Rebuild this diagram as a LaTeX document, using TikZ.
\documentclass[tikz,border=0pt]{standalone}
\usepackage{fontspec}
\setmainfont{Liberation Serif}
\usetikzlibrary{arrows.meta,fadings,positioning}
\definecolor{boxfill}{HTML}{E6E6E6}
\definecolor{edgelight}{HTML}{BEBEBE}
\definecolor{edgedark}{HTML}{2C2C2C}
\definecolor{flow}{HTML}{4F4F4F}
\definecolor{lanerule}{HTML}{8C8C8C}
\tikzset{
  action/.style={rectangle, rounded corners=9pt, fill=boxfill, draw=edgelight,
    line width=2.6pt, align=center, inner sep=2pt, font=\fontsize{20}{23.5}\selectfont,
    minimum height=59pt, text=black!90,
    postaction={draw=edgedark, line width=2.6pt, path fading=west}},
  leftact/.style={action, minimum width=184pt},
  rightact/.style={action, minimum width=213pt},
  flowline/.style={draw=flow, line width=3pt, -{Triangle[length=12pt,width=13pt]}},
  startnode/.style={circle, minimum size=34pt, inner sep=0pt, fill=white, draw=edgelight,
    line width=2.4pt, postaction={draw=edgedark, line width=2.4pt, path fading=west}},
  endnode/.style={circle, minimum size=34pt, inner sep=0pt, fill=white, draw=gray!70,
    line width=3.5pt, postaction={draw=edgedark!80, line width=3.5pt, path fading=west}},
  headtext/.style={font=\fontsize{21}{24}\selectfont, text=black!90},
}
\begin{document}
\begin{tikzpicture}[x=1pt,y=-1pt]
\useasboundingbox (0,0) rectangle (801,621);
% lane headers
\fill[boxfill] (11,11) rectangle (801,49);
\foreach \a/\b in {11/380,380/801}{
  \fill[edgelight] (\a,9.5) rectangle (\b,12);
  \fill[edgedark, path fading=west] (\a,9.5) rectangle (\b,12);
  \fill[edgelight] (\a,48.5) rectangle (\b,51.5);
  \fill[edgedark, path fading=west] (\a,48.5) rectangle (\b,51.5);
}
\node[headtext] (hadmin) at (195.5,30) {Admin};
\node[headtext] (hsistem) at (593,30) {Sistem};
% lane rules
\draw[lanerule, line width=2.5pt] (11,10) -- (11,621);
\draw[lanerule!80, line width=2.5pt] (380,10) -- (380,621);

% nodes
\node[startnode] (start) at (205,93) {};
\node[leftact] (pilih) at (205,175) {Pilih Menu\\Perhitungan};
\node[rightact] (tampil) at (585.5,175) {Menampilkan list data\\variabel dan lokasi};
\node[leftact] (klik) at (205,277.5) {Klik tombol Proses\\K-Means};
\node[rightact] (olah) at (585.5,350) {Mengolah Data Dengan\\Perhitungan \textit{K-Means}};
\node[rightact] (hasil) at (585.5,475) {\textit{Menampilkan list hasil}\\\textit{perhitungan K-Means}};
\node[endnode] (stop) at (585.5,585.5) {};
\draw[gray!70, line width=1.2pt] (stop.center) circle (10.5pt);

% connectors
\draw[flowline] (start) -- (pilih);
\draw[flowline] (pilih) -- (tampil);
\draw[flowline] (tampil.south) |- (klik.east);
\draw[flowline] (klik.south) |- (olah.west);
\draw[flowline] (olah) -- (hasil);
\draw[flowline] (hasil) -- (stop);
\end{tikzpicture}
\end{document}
....
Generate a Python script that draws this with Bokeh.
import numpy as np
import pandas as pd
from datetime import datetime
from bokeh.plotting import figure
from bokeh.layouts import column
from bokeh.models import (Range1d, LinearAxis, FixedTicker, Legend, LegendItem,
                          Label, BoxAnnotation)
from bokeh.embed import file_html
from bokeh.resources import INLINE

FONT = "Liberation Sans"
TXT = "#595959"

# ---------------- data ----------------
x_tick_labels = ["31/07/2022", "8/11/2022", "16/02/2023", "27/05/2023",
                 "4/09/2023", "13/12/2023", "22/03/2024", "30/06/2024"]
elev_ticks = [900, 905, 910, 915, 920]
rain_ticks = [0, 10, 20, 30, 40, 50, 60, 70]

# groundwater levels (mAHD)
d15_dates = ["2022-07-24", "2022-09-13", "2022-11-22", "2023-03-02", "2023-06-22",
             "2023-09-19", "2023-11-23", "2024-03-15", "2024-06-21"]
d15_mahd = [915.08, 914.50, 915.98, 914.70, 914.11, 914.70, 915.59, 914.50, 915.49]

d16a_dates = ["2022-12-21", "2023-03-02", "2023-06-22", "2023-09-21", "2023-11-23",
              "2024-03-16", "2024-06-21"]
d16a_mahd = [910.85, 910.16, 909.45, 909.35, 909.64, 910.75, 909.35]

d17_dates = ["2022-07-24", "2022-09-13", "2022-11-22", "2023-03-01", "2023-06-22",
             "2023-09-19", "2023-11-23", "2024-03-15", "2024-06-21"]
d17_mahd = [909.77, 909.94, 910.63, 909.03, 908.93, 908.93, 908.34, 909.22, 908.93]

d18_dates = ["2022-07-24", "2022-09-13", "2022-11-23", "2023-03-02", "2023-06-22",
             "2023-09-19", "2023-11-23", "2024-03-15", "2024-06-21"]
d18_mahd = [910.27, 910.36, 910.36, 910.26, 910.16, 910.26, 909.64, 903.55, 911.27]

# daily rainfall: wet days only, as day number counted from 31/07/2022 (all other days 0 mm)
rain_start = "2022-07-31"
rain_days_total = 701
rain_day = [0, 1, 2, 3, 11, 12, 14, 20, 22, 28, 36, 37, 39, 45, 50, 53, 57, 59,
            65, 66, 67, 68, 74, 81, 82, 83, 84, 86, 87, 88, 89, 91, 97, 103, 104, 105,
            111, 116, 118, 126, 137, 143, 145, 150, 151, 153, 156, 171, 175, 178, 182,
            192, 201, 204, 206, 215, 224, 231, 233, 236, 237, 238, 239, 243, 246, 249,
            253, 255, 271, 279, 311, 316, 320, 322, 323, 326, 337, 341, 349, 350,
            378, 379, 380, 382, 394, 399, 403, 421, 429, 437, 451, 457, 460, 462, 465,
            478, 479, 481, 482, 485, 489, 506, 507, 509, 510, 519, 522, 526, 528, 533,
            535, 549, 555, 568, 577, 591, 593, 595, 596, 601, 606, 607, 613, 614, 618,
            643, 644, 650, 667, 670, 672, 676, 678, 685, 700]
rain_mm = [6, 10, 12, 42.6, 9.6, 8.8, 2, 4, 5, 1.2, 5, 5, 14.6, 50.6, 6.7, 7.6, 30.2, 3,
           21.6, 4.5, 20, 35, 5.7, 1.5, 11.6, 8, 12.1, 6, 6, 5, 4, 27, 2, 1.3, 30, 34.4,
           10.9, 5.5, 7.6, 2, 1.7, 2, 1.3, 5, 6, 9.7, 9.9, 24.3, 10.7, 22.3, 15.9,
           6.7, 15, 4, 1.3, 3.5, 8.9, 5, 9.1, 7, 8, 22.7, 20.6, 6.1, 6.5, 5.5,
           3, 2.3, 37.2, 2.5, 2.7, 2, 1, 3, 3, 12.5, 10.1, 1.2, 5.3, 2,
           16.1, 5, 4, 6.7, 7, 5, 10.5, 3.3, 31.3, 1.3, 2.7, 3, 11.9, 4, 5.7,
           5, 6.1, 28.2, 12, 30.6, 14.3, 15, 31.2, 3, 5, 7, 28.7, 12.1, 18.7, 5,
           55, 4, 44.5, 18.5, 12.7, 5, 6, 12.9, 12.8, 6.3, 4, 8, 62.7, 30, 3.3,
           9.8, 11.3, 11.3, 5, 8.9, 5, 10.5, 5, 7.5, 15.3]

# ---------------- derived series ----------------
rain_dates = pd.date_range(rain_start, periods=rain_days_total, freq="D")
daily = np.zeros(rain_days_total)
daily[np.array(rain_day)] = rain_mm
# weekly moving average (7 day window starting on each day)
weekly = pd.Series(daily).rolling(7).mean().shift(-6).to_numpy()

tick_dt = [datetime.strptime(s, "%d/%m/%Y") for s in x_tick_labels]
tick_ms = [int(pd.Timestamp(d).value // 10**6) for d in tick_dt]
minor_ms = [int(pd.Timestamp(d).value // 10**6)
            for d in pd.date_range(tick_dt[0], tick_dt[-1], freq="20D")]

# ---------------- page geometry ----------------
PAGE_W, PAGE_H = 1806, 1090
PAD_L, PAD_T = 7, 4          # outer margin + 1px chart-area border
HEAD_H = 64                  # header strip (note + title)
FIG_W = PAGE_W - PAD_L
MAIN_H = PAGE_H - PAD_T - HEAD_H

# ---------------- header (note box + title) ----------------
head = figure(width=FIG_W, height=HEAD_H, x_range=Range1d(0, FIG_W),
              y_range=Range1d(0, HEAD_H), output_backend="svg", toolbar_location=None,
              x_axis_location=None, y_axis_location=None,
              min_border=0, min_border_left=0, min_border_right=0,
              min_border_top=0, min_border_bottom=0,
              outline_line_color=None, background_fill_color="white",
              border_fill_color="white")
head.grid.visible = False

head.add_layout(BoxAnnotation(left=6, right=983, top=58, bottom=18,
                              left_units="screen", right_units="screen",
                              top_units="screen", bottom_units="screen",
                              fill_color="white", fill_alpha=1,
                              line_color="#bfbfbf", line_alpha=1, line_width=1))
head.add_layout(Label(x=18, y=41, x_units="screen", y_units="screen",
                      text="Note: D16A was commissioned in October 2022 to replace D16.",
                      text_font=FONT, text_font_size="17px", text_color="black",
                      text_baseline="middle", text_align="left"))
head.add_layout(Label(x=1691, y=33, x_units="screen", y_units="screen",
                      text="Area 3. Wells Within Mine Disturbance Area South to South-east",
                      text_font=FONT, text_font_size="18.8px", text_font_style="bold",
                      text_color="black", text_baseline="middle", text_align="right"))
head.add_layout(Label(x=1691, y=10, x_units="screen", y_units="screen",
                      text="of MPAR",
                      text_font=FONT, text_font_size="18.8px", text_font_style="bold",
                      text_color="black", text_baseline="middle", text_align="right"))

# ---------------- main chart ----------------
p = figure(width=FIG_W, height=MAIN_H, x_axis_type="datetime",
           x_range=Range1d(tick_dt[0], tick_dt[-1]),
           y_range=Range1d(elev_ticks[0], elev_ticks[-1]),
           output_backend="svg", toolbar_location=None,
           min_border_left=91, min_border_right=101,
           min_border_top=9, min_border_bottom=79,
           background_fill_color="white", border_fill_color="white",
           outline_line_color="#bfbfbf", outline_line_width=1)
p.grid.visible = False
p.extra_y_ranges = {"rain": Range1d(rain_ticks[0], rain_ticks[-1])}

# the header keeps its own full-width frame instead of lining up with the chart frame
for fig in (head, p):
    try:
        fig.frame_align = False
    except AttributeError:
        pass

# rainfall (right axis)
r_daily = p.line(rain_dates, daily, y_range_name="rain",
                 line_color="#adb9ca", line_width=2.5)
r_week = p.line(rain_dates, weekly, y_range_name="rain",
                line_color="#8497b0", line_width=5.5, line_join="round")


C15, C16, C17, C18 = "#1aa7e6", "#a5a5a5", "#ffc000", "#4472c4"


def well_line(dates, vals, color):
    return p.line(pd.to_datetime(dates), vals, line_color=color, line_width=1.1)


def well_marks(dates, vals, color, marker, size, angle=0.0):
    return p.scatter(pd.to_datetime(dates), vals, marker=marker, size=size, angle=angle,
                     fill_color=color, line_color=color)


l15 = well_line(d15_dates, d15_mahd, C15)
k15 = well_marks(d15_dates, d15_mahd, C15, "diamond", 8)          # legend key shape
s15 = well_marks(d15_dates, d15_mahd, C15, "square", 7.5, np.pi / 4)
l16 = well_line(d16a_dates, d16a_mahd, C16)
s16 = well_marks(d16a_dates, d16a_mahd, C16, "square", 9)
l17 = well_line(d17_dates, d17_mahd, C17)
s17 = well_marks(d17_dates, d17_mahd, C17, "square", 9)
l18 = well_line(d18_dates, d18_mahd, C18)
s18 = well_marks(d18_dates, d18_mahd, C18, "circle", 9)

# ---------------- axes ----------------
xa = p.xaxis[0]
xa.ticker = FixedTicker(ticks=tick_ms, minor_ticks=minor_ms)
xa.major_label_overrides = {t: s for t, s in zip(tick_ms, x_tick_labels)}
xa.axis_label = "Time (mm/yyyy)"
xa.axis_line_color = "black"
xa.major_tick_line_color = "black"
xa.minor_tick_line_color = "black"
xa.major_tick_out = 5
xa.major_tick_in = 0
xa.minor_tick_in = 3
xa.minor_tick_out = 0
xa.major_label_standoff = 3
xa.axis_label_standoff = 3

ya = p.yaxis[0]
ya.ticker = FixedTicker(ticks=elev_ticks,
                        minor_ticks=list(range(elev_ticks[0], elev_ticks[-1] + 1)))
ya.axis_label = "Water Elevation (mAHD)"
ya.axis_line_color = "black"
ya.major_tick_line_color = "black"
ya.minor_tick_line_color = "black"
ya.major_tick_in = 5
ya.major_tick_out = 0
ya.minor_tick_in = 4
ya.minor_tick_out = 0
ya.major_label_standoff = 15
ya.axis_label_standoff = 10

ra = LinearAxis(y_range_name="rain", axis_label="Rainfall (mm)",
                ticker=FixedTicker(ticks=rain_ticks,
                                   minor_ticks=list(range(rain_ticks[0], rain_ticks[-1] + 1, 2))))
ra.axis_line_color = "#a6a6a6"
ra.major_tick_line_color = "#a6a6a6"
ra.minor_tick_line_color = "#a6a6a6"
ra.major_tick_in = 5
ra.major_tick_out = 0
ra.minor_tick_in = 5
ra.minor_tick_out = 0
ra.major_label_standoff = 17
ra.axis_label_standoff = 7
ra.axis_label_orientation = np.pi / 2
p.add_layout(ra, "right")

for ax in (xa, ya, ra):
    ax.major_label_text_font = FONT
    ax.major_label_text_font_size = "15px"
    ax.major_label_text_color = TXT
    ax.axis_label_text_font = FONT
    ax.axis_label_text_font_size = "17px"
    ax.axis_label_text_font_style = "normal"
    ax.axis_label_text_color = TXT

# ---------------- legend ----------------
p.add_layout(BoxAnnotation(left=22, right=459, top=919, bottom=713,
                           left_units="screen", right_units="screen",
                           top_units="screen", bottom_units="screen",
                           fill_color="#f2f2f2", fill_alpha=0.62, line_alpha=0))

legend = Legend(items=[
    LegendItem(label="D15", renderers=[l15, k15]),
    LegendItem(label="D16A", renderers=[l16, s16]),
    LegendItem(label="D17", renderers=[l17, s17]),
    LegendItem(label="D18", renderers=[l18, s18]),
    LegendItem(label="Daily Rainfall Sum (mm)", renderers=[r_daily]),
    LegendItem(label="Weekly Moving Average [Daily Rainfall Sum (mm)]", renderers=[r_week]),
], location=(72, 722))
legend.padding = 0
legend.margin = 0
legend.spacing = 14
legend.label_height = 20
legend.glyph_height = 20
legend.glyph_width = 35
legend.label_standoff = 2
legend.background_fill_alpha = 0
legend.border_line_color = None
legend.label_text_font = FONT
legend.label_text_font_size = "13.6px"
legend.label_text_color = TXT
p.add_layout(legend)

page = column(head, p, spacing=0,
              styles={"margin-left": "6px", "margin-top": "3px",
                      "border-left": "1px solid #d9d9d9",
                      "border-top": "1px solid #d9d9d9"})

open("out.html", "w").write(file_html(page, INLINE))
....
Stated goal: Nothing outside the span should appear: copy exactly from the line with "Generate a Python" through the line with "915.59, 914.50, 915.49]".

Task output:
Generate a Python script that draws this with Bokeh.
import numpy as np
import pandas as pd
from datetime import datetime
from bokeh.plotting import figure
from bokeh.layouts import column
from bokeh.models import (Range1d, LinearAxis, FixedTicker, Legend, LegendItem,
                          Label, BoxAnnotation)
from bokeh.embed import file_html
from bokeh.resources import INLINE

FONT = "Liberation Sans"
TXT = "#595959"

# ---------------- data ----------------
x_tick_labels = ["31/07/2022", "8/11/2022", "16/02/2023", "27/05/2023",
                 "4/09/2023", "13/12/2023", "22/03/2024", "30/06/2024"]
elev_ticks = [900, 905, 910, 915, 920]
rain_ticks = [0, 10, 20, 30, 40, 50, 60, 70]

# groundwater levels (mAHD)
d15_dates = ["2022-07-24", "2022-09-13", "2022-11-22", "2023-03-02", "2023-06-22",
             "2023-09-19", "2023-11-23", "2024-03-15", "2024-06-21"]
d15_mahd = [915.08, 914.50, 915.98, 914.70, 914.11, 914.70, 915.59, 914.50, 915.49]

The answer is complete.